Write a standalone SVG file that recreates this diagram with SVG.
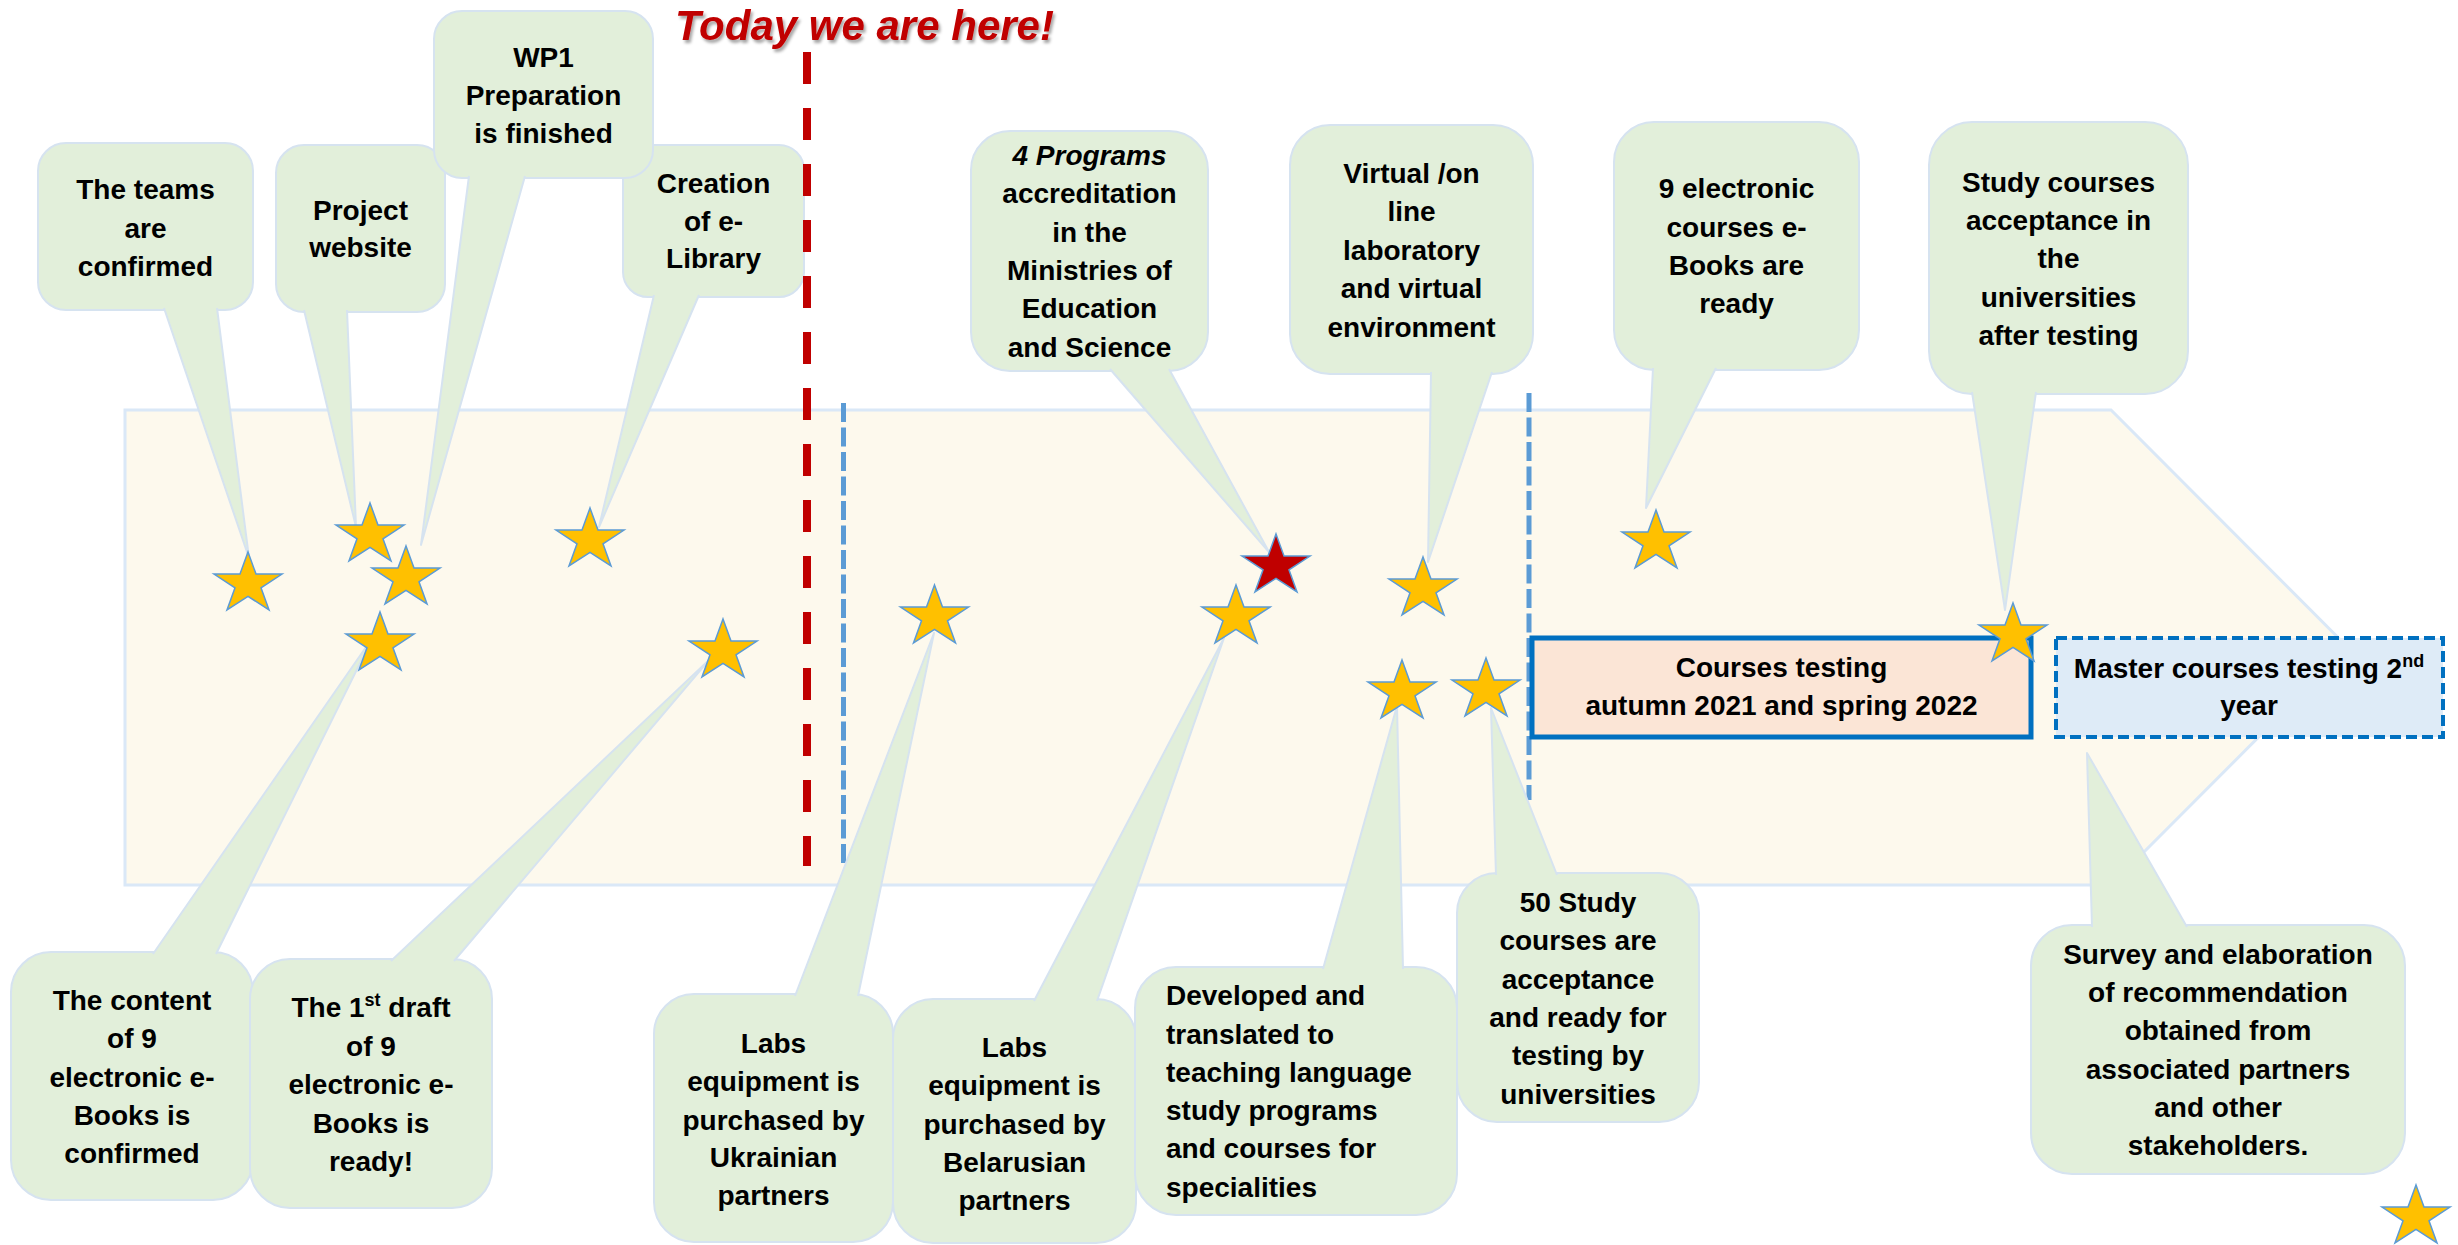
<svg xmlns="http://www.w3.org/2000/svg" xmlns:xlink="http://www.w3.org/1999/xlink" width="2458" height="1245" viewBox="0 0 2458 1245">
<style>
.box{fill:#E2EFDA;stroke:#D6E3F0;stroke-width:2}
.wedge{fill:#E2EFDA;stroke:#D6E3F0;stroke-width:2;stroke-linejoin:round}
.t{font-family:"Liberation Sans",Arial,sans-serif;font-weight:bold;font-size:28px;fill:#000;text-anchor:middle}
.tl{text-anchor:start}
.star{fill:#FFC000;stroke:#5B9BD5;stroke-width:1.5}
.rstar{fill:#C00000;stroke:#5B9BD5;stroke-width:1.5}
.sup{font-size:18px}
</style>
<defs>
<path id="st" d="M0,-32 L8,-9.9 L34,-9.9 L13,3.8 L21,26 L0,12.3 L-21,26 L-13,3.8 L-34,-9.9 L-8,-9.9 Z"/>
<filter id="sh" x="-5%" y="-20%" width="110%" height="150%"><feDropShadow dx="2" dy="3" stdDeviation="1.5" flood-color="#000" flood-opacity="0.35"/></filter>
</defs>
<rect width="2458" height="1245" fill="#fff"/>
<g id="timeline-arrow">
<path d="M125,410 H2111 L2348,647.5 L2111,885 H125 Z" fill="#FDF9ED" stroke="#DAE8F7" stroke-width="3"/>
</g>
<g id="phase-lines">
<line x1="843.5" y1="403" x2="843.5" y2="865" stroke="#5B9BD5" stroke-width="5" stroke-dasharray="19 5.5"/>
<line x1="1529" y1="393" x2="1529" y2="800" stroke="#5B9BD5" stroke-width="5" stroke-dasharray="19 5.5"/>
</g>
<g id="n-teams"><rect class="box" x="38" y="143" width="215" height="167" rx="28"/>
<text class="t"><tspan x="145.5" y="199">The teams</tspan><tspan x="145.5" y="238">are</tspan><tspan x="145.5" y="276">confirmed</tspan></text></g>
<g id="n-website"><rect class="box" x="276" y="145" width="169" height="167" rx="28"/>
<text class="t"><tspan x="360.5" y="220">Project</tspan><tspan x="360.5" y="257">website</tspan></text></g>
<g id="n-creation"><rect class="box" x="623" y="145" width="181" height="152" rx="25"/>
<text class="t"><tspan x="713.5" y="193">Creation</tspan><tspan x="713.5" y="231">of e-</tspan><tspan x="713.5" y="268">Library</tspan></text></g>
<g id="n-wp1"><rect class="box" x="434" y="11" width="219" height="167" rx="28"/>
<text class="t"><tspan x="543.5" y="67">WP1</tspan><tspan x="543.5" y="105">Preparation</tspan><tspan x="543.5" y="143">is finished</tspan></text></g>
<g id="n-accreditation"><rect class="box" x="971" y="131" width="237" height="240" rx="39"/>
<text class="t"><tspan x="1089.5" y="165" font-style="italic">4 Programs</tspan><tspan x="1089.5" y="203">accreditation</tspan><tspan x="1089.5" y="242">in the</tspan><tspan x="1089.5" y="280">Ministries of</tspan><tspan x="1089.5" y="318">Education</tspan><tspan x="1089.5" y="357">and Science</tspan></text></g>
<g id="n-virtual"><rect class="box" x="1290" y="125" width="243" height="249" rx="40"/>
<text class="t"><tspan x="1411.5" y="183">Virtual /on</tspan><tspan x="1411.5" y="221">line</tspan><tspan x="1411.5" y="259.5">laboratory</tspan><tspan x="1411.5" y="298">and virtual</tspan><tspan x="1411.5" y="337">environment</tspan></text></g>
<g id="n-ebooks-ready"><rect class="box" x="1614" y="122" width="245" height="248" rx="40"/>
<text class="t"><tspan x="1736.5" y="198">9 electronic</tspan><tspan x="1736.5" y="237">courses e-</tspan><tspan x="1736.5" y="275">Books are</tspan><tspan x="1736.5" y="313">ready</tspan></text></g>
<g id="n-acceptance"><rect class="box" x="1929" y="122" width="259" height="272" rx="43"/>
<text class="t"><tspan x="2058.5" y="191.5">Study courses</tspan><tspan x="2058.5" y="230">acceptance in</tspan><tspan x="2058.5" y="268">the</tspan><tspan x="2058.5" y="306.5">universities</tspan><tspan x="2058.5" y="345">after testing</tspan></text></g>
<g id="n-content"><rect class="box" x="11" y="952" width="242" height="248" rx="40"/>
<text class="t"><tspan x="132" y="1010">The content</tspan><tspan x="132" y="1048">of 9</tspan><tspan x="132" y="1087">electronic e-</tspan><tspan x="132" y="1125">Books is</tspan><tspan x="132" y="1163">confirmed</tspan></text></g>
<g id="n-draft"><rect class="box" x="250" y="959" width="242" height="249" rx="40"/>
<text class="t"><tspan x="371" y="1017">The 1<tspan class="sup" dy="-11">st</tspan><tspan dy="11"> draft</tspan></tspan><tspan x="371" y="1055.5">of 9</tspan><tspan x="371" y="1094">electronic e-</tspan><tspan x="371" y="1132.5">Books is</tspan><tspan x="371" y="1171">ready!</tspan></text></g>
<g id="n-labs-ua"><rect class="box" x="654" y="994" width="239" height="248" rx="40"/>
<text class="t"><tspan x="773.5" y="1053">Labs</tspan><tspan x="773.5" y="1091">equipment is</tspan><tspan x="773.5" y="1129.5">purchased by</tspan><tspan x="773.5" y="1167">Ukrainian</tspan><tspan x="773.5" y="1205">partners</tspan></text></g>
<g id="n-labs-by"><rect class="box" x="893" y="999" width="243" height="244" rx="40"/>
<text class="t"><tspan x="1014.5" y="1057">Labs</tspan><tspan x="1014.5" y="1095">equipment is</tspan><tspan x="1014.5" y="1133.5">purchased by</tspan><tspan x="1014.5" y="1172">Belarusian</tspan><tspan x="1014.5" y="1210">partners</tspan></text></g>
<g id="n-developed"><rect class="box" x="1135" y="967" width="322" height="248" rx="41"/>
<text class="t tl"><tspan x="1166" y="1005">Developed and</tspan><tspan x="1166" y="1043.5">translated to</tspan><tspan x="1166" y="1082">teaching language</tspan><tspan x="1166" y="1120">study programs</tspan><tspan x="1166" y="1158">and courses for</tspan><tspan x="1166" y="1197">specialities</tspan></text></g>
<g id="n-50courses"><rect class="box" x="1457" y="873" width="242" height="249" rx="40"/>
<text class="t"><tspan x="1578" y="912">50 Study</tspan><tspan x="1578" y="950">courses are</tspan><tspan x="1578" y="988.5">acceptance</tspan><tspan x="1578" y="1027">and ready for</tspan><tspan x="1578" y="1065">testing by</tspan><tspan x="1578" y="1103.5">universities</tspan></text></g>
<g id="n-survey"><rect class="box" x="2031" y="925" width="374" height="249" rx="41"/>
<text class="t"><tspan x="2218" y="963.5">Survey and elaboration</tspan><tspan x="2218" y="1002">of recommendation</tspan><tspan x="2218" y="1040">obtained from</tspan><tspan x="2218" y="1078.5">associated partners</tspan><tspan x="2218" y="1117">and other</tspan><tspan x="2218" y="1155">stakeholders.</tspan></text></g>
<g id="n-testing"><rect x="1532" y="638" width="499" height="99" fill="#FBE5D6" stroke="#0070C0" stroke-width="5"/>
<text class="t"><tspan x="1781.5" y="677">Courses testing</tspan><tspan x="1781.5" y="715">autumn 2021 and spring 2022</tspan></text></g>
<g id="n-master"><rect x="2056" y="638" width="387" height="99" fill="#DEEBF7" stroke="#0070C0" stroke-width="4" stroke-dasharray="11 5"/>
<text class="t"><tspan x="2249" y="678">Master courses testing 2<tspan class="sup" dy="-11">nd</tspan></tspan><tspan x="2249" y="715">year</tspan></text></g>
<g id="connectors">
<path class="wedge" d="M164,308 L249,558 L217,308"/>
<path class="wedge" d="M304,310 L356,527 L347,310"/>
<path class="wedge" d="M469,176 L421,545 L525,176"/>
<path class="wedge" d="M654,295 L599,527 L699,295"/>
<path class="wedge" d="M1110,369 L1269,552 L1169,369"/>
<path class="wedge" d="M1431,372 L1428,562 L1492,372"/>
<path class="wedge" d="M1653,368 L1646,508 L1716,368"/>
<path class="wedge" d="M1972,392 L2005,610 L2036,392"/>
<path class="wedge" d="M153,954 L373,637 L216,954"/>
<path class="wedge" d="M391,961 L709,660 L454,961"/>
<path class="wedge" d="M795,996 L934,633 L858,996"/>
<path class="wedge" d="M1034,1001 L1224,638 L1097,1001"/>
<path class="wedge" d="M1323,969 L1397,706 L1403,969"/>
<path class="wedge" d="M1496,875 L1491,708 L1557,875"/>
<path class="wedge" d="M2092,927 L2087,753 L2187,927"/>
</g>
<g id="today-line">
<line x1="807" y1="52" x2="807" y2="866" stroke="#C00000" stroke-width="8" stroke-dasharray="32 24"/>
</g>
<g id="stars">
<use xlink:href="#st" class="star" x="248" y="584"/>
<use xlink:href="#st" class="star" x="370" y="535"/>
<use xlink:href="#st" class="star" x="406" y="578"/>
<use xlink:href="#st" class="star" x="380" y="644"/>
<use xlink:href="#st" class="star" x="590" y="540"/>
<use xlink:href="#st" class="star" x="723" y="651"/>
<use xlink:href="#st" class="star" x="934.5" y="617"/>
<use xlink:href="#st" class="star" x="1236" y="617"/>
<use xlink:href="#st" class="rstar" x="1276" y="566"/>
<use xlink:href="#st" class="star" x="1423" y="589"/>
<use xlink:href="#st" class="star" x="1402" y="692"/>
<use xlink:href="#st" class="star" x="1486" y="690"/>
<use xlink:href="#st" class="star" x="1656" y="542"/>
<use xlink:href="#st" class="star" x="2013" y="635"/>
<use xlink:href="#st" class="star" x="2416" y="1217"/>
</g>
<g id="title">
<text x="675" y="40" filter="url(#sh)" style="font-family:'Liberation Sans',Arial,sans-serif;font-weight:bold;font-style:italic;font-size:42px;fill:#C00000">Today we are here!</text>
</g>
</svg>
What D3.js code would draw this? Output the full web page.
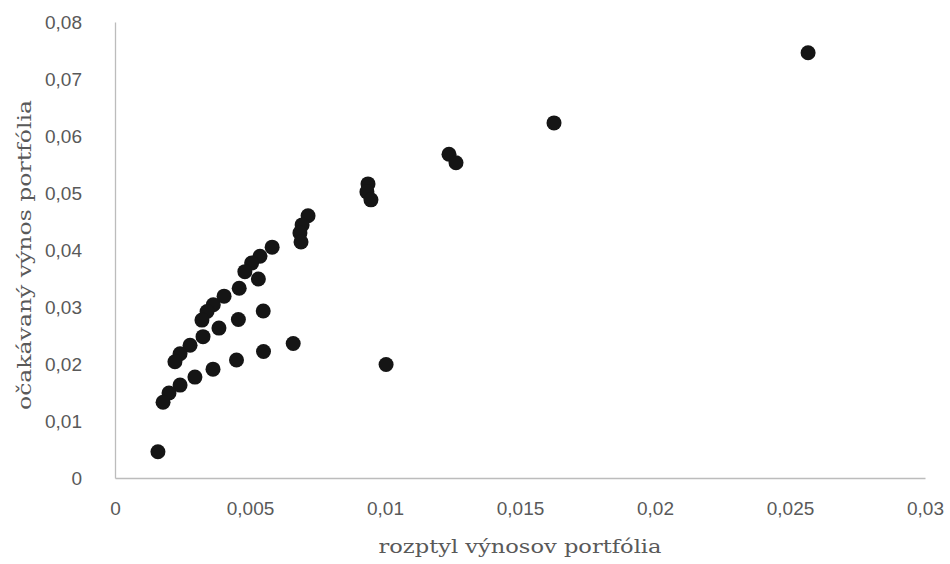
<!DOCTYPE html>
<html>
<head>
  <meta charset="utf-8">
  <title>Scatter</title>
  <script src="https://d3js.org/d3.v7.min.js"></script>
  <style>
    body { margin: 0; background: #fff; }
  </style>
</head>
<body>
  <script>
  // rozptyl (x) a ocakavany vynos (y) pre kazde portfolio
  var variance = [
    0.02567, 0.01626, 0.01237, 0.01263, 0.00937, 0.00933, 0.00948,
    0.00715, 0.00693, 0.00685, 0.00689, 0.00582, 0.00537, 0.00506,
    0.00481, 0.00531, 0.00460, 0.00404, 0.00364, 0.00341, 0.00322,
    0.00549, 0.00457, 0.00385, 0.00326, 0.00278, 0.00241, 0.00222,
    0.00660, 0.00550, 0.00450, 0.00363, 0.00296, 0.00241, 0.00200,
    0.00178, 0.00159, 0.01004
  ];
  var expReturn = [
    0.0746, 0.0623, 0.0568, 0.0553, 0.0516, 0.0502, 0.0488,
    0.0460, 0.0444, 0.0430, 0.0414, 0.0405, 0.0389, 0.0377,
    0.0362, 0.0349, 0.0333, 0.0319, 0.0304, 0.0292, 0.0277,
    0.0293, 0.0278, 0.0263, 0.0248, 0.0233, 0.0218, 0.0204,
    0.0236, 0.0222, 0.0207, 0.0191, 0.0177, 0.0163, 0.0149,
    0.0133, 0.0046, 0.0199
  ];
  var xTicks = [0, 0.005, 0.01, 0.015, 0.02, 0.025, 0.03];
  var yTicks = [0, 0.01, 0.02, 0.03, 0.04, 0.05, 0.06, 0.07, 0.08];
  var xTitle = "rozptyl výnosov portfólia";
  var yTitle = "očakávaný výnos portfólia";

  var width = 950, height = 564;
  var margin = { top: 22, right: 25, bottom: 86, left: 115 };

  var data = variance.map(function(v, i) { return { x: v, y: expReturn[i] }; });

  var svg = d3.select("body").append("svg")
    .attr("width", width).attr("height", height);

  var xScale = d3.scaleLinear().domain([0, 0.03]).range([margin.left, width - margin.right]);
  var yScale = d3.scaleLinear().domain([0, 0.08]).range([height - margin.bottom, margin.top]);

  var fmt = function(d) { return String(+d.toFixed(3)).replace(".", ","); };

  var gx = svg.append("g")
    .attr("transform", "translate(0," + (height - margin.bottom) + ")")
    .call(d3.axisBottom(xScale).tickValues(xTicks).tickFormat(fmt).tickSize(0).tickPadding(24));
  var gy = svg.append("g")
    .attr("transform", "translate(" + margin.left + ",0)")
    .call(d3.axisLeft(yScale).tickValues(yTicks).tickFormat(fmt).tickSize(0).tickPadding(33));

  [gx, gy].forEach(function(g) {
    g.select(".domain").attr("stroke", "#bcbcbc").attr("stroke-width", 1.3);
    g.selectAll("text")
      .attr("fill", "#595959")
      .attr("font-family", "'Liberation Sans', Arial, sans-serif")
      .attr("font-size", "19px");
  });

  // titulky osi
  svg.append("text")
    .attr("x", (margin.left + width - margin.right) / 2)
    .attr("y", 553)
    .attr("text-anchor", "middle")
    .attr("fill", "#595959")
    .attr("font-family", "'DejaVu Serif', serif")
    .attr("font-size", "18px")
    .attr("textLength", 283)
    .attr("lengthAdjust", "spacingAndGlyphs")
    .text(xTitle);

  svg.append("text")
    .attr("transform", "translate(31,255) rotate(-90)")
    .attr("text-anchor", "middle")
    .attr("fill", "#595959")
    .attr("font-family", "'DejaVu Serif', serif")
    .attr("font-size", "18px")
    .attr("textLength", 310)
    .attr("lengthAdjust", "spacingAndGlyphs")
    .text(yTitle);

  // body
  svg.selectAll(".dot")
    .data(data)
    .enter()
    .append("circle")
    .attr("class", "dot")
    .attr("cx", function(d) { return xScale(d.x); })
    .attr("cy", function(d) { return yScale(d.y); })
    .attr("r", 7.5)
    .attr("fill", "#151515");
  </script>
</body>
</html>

■ What you should do:
Pull out all lines containing the word "this" from the entries above.

■ Reply to the task:
Write a standalone SVG file that recreates this diagram with SVG.
What D3.js code would draw this? Output the full web page.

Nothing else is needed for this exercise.